Were this actually true then it would be deeply concerning, only it isn’t. Ukrainian nationalists were certainly among those demonstrating against former President Viktor Yanukovych last month, but then so were plenty of Jews. And contrary to the Moscow line, the Ukrainian Jewish community believes that it is pro-Russian provocateurs, rather than Ukrainian nationalists, who are behind a recent spate of attacks on synagogues in Ukraine. Three of the new Ukrainian ministers denounced as ‘fascists’ by Moscow are also themselves Jews, such as deputy prime minister Vladimir Groisman.

Chairman of the Association of Jewish Organizations and Communities of Ukraine Josef Zissels has characterised Putin’s message of widespread Ukrainian anti-semitism as part of an “unprecedented massive Russian propaganda that recalls Soviet times”.

Former Ukrainian President Viktor Yanukovych was overthrown in an ‘illegal coup’

Listening to some of the more bitter arguments emanating from Russia and Russian apologists in the West, you could easily believe that former Ukrainian President Yanukovych was some kind of democrat, rather than a corrupt autocrat who had been beset by credible allegations of electoral fraud since he returned to office in 2010.

Rather than being thrown out in some sort of anti-democratic ‘coup’ last month, Yanukovych fled to Russia because the democratically elected Ukrainian parliament voted 328-0 to impeach him for the massacre of peaceful demonstrators.
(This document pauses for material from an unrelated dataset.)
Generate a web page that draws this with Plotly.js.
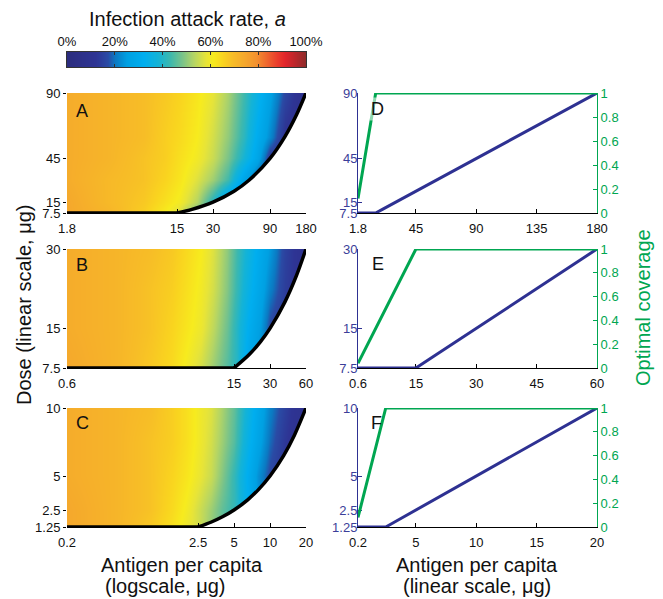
<!DOCTYPE html>
<html><head><meta charset="utf-8">
<script src="https://cdn.plot.ly/plotly-3.0.1.min.js"></script>
<style>html,body{margin:0;padding:0;background:#fff}#chart{width:663px;height:599px}</style>
</head><body><div id="chart"></div>
<script>
// ---------------- data ----------------
// Panel A (dose 7.5-90, antigen 1.8-180)
const antigenA = [1.8, 4, 8, 12, 16, 22, 30, 40, 55, 70, 90, 120, 150, 180];
const doseA = [7.5, 15, 30, 45, 60, 90];
const attackA = [
  [74, 71, 66, 61, 56, 46, 40, 26, 15, 13, 11, 9, 8, 8],
  [74, 70, 67, 63, 60, 53, 40, 26, 15, 13, 11, 9, 8, 8],
  [73, 70, 68, 65, 62, 57, 51, 43, 27, 16, 13, 11, 9, 8],
  [73, 71, 68, 66, 63, 60, 55, 48, 38, 28, 13, 11, 9, 8],
  [73, 71, 69, 66, 64, 61, 56, 50, 41, 31, 22, 11, 9, 8],
  [73, 71, 69, 67, 65, 62, 58, 52, 43, 35, 26, 16, 11, 8]
];
const optAntigenA = [1.8, 15, 20, 30, 45, 60, 90, 120, 150, 180];
const optDoseA = [7.5, 7.5, 10, 15, 22.5, 30, 45, 60, 75, 90];
const covAntigenA = [1.8, 15, 180];
const coverageA = [0.12, 1, 1];

// Panel B (dose 7.5-30, antigen 0.6-60)
const antigenB = [0.6, 1.5, 3, 4.5, 6, 8, 10, 13, 16, 20, 25, 30, 40, 50, 60];
const doseB = [7.5, 15, 22.5, 30];
const attackB = [
  [74, 71, 67, 64, 60, 56, 51, 45, 40, 28, 21, 16, 12, 10, 9],
  [73, 71, 68, 65, 62, 59, 54, 47, 40, 31, 24, 16, 12, 10, 9],
  [73, 71, 68, 66, 63, 60, 56, 49, 42, 34, 27, 21, 14, 11, 9],
  [73, 71, 69, 67, 64, 61, 57, 50, 43, 36, 29, 24, 15, 11, 9]
];
const optAntigenB = [0.6, 15, 20, 25, 30, 40, 50, 60];
const optDoseB = [7.5, 7.5, 10, 12.5, 15, 20, 25, 30];
const covAntigenB = [0.6, 15, 60];
const coverageB = [0.04, 1, 1];

// Panel C (dose 1.25-10, antigen 0.2-20)
const antigenC = [0.2, 0.5, 1, 1.5, 2, 2.5, 3.2, 4, 5, 6.5, 8, 10, 13, 16, 20];
const doseC = [1.25, 2.5, 5, 7.5, 10];
const attackC = [
  [74, 71, 67, 63, 59, 56, 50, 46, 42, 32, 24, 16, 12, 10, 8],
  [74, 71, 68, 64, 60, 56, 51, 46, 42, 32, 24, 16, 12, 10, 8],
  [73, 71, 68, 65, 62, 59, 55, 49, 42, 31, 23, 16, 12, 10, 8],
  [73, 71, 68, 66, 63, 60, 56, 51, 45, 34, 27, 19, 13, 10, 8],
  [73, 71, 69, 66, 63, 60, 57, 52, 46, 36, 29, 21, 15, 11, 8]
];
const optAntigenC = [0.2, 2.5, 3.2, 4, 5, 6.5, 8, 10, 13, 16, 20];
const optDoseC = [1.25, 1.25, 1.6, 2, 2.5, 3.25, 4, 5, 6.5, 8, 10];
const covAntigenC = [0.2, 2.5, 20];
const coverageC = [0.08, 1, 1];

// tick labels
const logTicksA = ['1.8', '15', '30', '90', '180'];
const logTicksB = ['0.6', '15', '30', '60'];
const logTicksC = ['0.2', '2.5', '5', '10', '20'];
const linTicksA = ['1.8', '45', '90', '135', '180'];
const linTicksB = ['0.6', '15', '30', '45', '60'];
const linTicksC = ['0.2', '5', '10', '15', '20'];
const doseTicksA = ['7.5', '15', '45', '90'];
const doseTicksB = ['7.5', '15', '30'];
const doseTicksC = ['1.25', '2.5', '5', '10'];
const coverageTicks = ['0', '0.2', '0.4', '0.6', '0.8', '1'];
const colorbarLevels = [0, 100];
const colorbarTicks = ['0%', '20%', '40%', '60%', '80%', '100%'];

// ---------------- styling ----------------
const W = 663, H = 599;
const BLUE = '#2E3192', GREEN = '#00A651';
const FONT = 'Liberation Sans, Arial, Helvetica, sans-serif';
const cs = [
  [0.00, '#2C2D7E'], [0.12, '#2E3494'], [0.17, '#2A4BA5'], [0.20, '#0B79C2'],
  [0.25, '#00A0E2'], [0.32, '#00AEEF'], [0.38, '#14B3D6'], [0.43, '#3DB8AE'],
  [0.48, '#79C38A'], [0.53, '#B5D564'], [0.58, '#E7E438'], [0.61, '#F7EB1E'],
  [0.65, '#F9D41F'], [0.69, '#F7BD27'], [0.74, '#F5A82C'], [0.79, '#F3922F'],
  [0.83, '#EF6A2E'], [0.88, '#EA3B2B'], [0.91, '#E2252B'], [0.95, '#BE262B'],
  [1.00, '#8B2B2A']
];
const dx = (a, b) => [a / W, b / W];
const dy = (t, b) => [1 - b / H, 1 - t / H];
const rows = [[93, 213], [249, 368], [408, 527]];
const LEFT = [67, 306], RIGHT = [358, 597];
const num = s => s.map(Number);

const panels = [
  {ant: antigenA, dose: doseA, z: attackA, oa: optAntigenA, od: optDoseA, ca: covAntigenA, cv: coverageA,
   logT: logTicksA, linT: linTicksA, doseT: doseTicksA},
  {ant: antigenB, dose: doseB, z: attackB, oa: optAntigenB, od: optDoseB, ca: covAntigenB, cv: coverageB,
   logT: logTicksB, linT: linTicksB, doseT: doseTicksB},
  {ant: antigenC, dose: doseC, z: attackC, oa: optAntigenC, od: optDoseC, ca: covAntigenC, cv: coverageC,
   logT: logTicksC, linT: linTicksC, doseT: doseTicksC}
];

const data = [];
const layout = {
  width: W, height: H, margin: {l: 0, r: 0, t: 0, b: 0},
  paper_bgcolor: '#fff', plot_bgcolor: 'rgba(0,0,0,0)', showlegend: false,
  font: {family: FONT, size: 13, color: '#111'},
  annotations: []
};
const tf = (c) => ({family: FONT, size: 13, color: c});

panels.forEach((p, i) => {
  const r = rows[i];
  const xmin = p.ant[0], xmax = p.ant[p.ant.length - 1];
  const ymin = p.dose[0], ymax = p.dose[p.dose.length - 1];
  const xL = 'x' + (i === 0 ? '' : i + 1), yL = 'y' + (i === 0 ? '' : i + 1);
  const xLk = 'xaxis' + (i === 0 ? '' : i + 1), yLk = 'yaxis' + (i === 0 ? '' : i + 1);
  const yB = 'y' + (10 + i), yBk = 'yaxis' + (10 + i);
  data.push({type: 'heatmap', x: p.ant, y: p.dose, z: p.z, xaxis: xL, yaxis: yL,
    colorscale: cs, zmin: 0, zmax: 100, zsmooth: 'best', showscale: false, hoverinfo: 'skip'});
  // flat part of the optimal-dose boundary (minimum dose)
  data.push({type: 'scatter', mode: 'lines', x: p.oa.slice(0, 2), y: p.od.slice(0, 2), xaxis: xL, yaxis: yL,
    line: {color: '#000', width: 3.5}, hoverinfo: 'skip'});
  // rising part, with the infeasible region below it blanked
  data.push({type: 'scatter', mode: 'lines', x: p.oa.slice(1), y: p.od.slice(1), xaxis: xL, yaxis: yL,
    fill: 'tozeroy', fillcolor: '#ffffff',
    line: {color: '#000', width: 3.5, shape: 'spline', smoothing: 0.8}, hoverinfo: 'skip'});
  layout[xLk] = {domain: dx(...LEFT), anchor: yL, type: 'log',
    range: [Math.log10(xmin), Math.log10(xmax)],
    tickmode: 'array', tickvals: num(p.logT), ticktext: p.logT,
    ticks: 'inside', ticklen: 4, tickcolor: '#000', showline: true, linecolor: '#000', linewidth: 1,
    showgrid: false, zeroline: false, tickfont: tf('#111'), ticklabelstandoff: 3};
  layout[yLk] = {domain: dy(...r), anchor: xL, range: [ymin, ymax],
    tickmode: 'array', tickvals: num(p.doseT), ticktext: p.doseT,
    ticks: 'outside', ticklen: 3, tickcolor: '#000', showline: false,
    showgrid: false, zeroline: false, tickfont: tf('#111')};
  layout[yBk] = {overlaying: yL, side: 'right', anchor: xL, range: [ymin, ymax],
    tickmode: 'array', tickvals: num(p.doseT), showticklabels: false,
    ticks: 'inside', ticklen: 4, tickcolor: '#000', showline: true, linecolor: '#000',
    showgrid: false, zeroline: false};

  const xR = 'x' + (4 + i), xRk = 'xaxis' + (4 + i);
  const yD = 'y' + (4 + 2 * i), yDk = 'yaxis' + (4 + 2 * i);
  const yC = 'y' + (5 + 2 * i), yCk = 'yaxis' + (5 + 2 * i);
  data.push({type: 'scatter', mode: 'lines', x: p.oa, y: p.od, xaxis: xR, yaxis: yD,
    line: {color: BLUE, width: 3}, hoverinfo: 'skip'});
  data.push({type: 'scatter', mode: 'lines', x: p.ca, y: p.cv, xaxis: xR, yaxis: yC,
    line: {color: GREEN, width: 3}, hoverinfo: 'skip'});
  layout[xRk] = {domain: dx(...RIGHT), anchor: yD, range: [xmin, xmax],
    tickmode: 'array', tickvals: num(p.linT), ticktext: p.linT,
    ticks: 'inside', ticklen: 4, tickcolor: '#000', showline: true, linecolor: '#000',
    showgrid: false, zeroline: false, tickfont: tf('#111'), layer: 'below traces', ticklabelstandoff: 3};
  layout[yDk] = {domain: dy(...r), anchor: xR, range: [ymin, ymax],
    tickmode: 'array', tickvals: num(p.doseT), ticktext: p.doseT,
    ticks: 'inside', ticklen: 4, tickcolor: BLUE, showline: true, linecolor: BLUE,
    showgrid: false, zeroline: false, tickfont: tf('#3B3E99'), layer: 'below traces', ticklabelstandoff: -3};
  layout[yCk] = {overlaying: yD, side: 'right', anchor: xR, range: [0, 1],
    tickmode: 'array', tickvals: num(coverageTicks), ticktext: coverageTicks,
    ticks: 'inside', ticklen: 4, tickcolor: GREEN, showline: true, linecolor: GREEN,
    showgrid: false, zeroline: false, tickfont: tf(GREEN), layer: 'below traces'};
});

// colour bar drawn as its own heatmap
data.push({type: 'heatmap', x: colorbarLevels, y: [0, 1], z: [colorbarLevels, colorbarLevels],
  xaxis: 'x7', yaxis: 'y13', colorscale: cs, zmin: 0, zmax: 100, zsmooth: 'best',
  showscale: false, hoverinfo: 'skip'});
layout.xaxis7 = {domain: dx(...LEFT), anchor: 'y13', side: 'top', range: [0, 100],
  tickmode: 'array', tickvals: colorbarTicks.map(s => parseFloat(s)), ticktext: colorbarTicks,
  ticks: 'inside', ticklen: 3, tickcolor: '#333', showline: true, linecolor: '#333', mirror: 'ticks',
  showgrid: false, zeroline: false, tickfont: tf('#111')};
layout.yaxis13 = {domain: dy(52, 67), anchor: 'x7', range: [0, 1],
  showticklabels: false, ticks: '', showline: true, linecolor: '#333', mirror: true,
  showgrid: false, zeroline: false};

// ---------------- annotations ----------------
const ann = (text, xpx, ypx, opts) => Object.assign({
  text, xref: 'paper', yref: 'paper', x: xpx / W, y: 1 - ypx / H,
  showarrow: false, xanchor: 'center', yanchor: 'middle',
  font: {family: FONT, size: 20, color: '#111'}
}, opts || {});
const letters = [['A', 74, 110.5], ['B', 74, 264.5], ['C', 74, 423],
                 ['D', 369, 109.5], ['E', 370, 264], ['F', 369, 423.5]];
letters.forEach(l => layout.annotations.push(ann(l[0], l[1], l[2],
  {xanchor: 'left', font: {family: FONT, size: 18, color: '#111'},
   bgcolor: l[0] === 'D' ? 'rgba(255,255,255,0.55)' : 'rgba(0,0,0,0)'})));
layout.annotations.push(ann('Infection attack rate, <i>a</i>', 187, 19.5));
layout.annotations.push(ann('Dose (linear scale, μg)', 24, 305, {textangle: -90}));
layout.annotations.push(ann('Optimal coverage', 643, 308,
  {textangle: -90, font: {family: FONT, size: 20, color: GREEN}}));
layout.annotations.push(ann('Antigen per capita', 182, 564.5));
layout.annotations.push(ann('(logscale, μg)', 103, 586, {xanchor: 'left'}));
layout.annotations.push(ann('Antigen per capita', 477, 564.5));
layout.annotations.push(ann('(linear scale, μg)', 477, 586));

Plotly.newPlot('chart', data, layout, {staticPlot: true, displayModeBar: false});
</script>
</body></html>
If you don’t believe that this is a good enough reason for the impeachment of a President (elected or otherwise) then I submit that you aren’t really a democrat.

Despite Russian rhetoric, the real coup was in Crimea, where the Crimean Assembly building was taken over at gunpoint by Russian forces pretending not to be Russian forces.

Russians living in Crimea are in danger

One Russian citizen has died in the current crisis, and he was shot by pro-Yanukovych snipers. Rumours spread by the Russian government – that Russian speakers in Crimea are threatened by the new government in Kiev – are just that: baseless rumours. More Crimeans have been fleeing from Crimea to other regions of Ukraine than Russians have been fleeing from Crimea and eastern Ukraine to Russia, mainly in order to escape heavily armed and violent Russian militias.

There is simply no evidence that Russian speakers in eastern Ukraine and Crimea are threatened by the government in Kiev. Russian claims also have a worrying historical precedent: Adolf Hitler’s annexation of Czechoslovakia was based on a German claim of privations being suffered by the ethnic German population in the country.

There is a moral equivalence between the actions of the West and those of Russia/Crimea demonstrates the West’s ‘hypocrisy’

It isn’t difficult to make this sort of self-flagellating argument, but it doesn’t contribute anything very useful to the debate. It can also lead a person to make silly comparisons. So for example, in the New Statesman last week Mehdi Hasan compared the Russian invasion of Ukraine to Nato intervention in Kosovo, ignoring the fact that in the case of the latter, intervention occurred on the back of a “systematic campaign of terror, including murders, rapes, arsons and severe maltreatments” by Serb forces (not my words, but those of the UN).

As Hasan writes:

“it is ‘illegal and illegitimate’ for Russia to try to detach Crimea from Ukraine by means of a dodgy referendum, Hague says. Indeed, it is. But was it any less illegal or illegitimate for the west to detach Kosovo from Serbia in 1999 with a 78-day Nato bombing campaign?”

I don’t know about ‘legality’ (an unreliable construct based on who votes which way at the UN Security Council), but the Russian annexation of Crimea is self-evidently more ‘illegitimate’ than Nato action in Kosovo. As the Economist put it this week: “Nato’s bombing of Kosovo came after terrible violence and exhaustive efforts at the UN – which Russia blocked”. Kosovo also seceded on its own initiative nine years after intervention and was not annexed in the manner of the Russian invasion of Crimea.

Western states can certainly be hypocritical, but the issue here is that Russia under Vladimir Putin is bullying and blackmailing its neighbours. Talking about Kosovo/Iraq/what Tony Blair had for lunch/Henry Kissinger/ is pure whataboutery.

48 Responses to “5 persistent falsehoods about events in Ukraine”

  1. Michael Harris

    Except the OSCE have described the process behind the referendum as unfair.

  2. Charles Thompson

    If Alex Salmond had decided when he first came to power to call an independence. referendum because he felt the Scots were being threatened with violence by Nazi Fascists from England..If he decided to hold a referendum within 2 weeks. The ballot options being independence or greater devolution with no ‘no option. If he then banned all anti Scots tv, newspapers, internet and put the Scots Army on the Streets and created such an atmosphere that most people opposed would not vote. He barred all outside election monitors. Many here would cerebrate a great show of democracy
    .

  3. Asteri

    R2P is not a law or something countries all agreed to accept. Its a ‘norm’ or a notion that some countries decide to selectively invoke. Saying that it “trumps territory integrity” is what you might call, ‘controversial’.

  4. Matthew Rees

    It was certainly a lot fairer than the way that the government was replaced in Ukraine and are you seriously suggesting that a totally fair referendum would have produced another result? Besides, we respect the results of unfair elections in many countries.

  5. Michael Harris

    We “respect the results” is weasel words; we condemn the process, but we may respect the results simply due to realpolitik. That’s difference. I’m not sure the UK has said an unfair election is fair in quite some time. The same is not true of Russia.